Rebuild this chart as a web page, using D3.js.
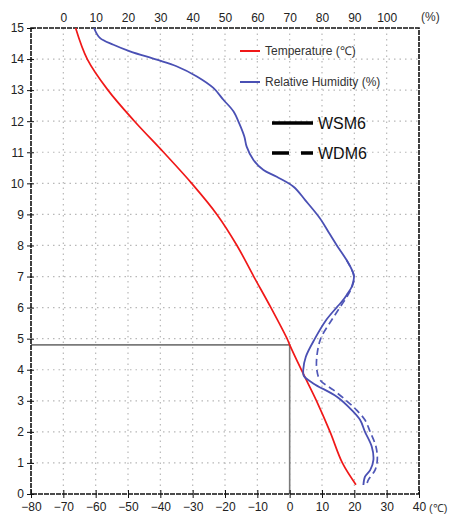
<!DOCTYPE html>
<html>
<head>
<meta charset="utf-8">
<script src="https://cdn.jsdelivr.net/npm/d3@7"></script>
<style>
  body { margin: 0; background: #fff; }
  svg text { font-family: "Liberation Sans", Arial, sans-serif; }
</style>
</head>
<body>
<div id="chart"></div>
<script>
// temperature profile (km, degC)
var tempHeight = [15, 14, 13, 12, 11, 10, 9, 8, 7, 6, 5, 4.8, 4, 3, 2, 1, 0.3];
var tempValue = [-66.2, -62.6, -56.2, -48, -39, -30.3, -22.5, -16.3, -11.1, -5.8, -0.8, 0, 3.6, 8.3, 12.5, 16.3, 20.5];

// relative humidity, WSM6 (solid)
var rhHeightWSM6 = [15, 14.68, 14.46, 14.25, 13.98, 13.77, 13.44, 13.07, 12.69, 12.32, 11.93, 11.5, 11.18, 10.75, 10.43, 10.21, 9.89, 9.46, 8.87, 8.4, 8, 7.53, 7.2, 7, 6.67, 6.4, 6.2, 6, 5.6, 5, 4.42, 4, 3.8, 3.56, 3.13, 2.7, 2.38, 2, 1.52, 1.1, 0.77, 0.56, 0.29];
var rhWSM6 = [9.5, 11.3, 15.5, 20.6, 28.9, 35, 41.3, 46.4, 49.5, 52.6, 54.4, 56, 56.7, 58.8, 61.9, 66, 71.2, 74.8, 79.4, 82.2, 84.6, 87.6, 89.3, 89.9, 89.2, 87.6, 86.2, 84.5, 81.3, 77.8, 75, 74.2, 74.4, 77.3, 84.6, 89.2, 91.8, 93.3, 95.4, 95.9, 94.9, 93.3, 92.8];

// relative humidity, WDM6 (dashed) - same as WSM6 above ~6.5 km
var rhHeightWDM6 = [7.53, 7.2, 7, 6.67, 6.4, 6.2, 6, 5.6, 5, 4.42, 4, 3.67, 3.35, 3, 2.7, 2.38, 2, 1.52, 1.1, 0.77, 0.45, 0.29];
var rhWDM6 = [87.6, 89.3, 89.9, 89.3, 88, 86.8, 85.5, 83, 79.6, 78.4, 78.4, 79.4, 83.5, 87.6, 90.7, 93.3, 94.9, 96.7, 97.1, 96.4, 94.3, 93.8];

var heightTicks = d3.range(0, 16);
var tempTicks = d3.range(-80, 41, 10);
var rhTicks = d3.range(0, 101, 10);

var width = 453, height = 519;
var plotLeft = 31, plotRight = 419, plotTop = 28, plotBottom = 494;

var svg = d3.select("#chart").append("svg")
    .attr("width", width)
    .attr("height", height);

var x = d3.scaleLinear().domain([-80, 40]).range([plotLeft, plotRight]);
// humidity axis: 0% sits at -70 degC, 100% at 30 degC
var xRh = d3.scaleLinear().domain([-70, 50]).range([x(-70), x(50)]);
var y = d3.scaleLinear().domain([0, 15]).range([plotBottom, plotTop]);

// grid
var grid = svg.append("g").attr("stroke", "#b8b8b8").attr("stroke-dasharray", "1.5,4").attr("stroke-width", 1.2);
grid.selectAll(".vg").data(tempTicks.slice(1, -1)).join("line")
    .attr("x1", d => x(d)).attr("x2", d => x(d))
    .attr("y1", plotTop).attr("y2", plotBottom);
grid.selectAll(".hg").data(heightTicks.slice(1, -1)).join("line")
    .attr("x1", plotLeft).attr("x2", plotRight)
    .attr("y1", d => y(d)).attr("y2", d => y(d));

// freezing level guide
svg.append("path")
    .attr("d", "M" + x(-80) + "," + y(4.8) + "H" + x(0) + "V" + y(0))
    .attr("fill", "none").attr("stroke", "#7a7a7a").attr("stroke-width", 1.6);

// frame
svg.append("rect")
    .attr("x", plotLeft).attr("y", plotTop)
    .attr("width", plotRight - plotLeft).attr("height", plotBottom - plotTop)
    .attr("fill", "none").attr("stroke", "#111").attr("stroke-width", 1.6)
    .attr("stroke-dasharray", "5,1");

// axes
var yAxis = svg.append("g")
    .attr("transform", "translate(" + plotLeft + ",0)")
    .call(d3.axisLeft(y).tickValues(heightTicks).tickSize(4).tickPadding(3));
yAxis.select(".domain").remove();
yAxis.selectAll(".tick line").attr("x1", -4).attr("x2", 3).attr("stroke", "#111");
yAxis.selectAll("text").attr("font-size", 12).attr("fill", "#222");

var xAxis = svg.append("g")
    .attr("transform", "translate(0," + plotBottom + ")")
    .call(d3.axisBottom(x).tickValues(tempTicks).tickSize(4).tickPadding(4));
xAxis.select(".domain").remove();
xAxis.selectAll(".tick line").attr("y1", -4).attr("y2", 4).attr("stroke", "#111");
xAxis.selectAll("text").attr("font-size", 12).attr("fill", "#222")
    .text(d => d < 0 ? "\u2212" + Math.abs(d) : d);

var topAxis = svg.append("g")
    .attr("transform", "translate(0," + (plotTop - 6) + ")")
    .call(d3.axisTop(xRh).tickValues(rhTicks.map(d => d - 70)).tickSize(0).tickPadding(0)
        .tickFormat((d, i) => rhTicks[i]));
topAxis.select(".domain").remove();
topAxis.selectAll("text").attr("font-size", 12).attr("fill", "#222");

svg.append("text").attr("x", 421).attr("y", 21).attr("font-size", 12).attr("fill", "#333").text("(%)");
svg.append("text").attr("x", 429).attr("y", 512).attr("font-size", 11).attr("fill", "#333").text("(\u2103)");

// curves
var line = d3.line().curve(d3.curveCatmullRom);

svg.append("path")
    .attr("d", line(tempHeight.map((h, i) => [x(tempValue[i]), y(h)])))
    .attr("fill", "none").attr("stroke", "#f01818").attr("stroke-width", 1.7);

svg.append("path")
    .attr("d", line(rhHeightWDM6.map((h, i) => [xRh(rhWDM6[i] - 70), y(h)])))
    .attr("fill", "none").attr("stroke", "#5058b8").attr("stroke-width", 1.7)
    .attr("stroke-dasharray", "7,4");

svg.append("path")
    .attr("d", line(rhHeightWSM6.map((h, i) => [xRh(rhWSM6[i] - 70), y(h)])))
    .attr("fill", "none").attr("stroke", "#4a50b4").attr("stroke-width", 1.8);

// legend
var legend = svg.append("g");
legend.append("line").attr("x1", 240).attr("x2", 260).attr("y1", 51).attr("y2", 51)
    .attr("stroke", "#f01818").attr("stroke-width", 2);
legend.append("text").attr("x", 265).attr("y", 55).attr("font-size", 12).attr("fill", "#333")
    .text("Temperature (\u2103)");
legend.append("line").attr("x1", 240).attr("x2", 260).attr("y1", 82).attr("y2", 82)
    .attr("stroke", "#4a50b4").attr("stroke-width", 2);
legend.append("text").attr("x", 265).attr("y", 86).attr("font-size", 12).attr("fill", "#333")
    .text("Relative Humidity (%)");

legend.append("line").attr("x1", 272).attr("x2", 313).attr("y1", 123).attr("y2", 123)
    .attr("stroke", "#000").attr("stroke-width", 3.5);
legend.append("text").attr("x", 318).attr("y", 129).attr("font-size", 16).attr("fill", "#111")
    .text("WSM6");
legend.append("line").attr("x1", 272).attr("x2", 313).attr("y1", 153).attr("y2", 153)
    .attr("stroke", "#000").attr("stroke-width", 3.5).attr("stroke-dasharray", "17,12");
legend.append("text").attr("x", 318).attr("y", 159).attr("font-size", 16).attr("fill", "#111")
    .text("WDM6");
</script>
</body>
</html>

* Task to carry out *
Extract, from the material above, each line holding the word "chart".

* Result of the task *
Rebuild this chart as a web page, using D3.js.
<div id="chart"></div>
var svg = d3.select("#chart").append("svg")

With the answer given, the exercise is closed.